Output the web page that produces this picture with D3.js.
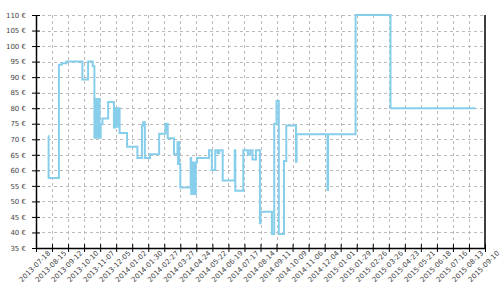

--

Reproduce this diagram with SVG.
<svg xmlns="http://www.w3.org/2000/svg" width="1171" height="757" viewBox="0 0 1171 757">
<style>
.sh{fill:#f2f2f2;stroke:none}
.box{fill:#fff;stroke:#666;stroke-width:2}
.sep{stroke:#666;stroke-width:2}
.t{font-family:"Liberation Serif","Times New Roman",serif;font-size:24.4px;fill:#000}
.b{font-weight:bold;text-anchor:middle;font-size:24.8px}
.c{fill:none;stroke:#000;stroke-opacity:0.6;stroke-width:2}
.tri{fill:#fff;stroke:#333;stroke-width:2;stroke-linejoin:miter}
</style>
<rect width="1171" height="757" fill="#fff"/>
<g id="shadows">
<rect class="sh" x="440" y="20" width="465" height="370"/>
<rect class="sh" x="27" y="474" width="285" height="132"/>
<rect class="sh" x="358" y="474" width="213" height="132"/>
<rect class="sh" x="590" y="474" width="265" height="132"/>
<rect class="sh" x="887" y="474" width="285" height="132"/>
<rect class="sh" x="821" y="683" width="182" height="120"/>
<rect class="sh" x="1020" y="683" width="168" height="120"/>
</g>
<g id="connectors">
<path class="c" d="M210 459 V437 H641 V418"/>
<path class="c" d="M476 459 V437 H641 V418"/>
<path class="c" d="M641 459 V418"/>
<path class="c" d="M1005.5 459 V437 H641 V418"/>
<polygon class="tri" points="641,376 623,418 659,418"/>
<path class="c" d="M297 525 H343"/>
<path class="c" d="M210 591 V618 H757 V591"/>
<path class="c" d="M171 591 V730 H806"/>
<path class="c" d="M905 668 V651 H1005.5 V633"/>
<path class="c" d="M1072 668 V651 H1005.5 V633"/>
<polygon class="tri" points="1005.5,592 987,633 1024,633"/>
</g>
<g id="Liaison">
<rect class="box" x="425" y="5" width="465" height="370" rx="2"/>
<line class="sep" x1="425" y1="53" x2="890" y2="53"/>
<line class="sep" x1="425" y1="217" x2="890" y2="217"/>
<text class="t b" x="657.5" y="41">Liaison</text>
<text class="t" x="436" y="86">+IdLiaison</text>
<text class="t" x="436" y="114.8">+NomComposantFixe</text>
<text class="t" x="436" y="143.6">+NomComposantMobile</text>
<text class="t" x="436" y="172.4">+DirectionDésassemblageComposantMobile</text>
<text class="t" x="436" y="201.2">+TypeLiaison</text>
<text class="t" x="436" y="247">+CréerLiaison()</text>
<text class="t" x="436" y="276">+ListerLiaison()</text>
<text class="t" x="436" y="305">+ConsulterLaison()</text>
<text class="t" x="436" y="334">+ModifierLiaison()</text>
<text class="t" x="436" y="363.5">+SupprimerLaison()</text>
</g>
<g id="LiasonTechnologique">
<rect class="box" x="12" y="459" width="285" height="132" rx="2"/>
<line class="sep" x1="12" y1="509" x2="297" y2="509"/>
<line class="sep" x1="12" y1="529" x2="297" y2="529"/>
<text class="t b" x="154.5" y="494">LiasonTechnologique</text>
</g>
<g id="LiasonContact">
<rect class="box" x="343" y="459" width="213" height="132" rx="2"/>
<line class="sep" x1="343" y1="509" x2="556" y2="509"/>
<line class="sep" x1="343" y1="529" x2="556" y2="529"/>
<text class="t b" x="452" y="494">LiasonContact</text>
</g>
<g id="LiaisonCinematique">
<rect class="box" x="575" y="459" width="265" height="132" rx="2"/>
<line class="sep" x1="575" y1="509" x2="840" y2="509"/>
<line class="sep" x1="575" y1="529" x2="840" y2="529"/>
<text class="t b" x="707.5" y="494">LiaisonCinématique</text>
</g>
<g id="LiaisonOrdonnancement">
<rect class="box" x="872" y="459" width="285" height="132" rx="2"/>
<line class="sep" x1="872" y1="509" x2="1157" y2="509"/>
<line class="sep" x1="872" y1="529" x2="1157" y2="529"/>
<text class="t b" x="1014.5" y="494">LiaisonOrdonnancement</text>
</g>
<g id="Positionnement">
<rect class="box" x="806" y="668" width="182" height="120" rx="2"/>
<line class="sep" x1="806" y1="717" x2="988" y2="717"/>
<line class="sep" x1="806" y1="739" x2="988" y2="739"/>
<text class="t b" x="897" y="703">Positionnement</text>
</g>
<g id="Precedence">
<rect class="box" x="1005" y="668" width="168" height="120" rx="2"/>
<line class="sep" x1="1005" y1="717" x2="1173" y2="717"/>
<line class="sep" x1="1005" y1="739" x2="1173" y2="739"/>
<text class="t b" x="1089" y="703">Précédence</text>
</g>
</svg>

*TASK TO CARRY OUT:*
Your task is to collect every line above that contains the word "this".

*RESULT:*
Output the web page that produces this picture with D3.js.
Reproduce this diagram with SVG.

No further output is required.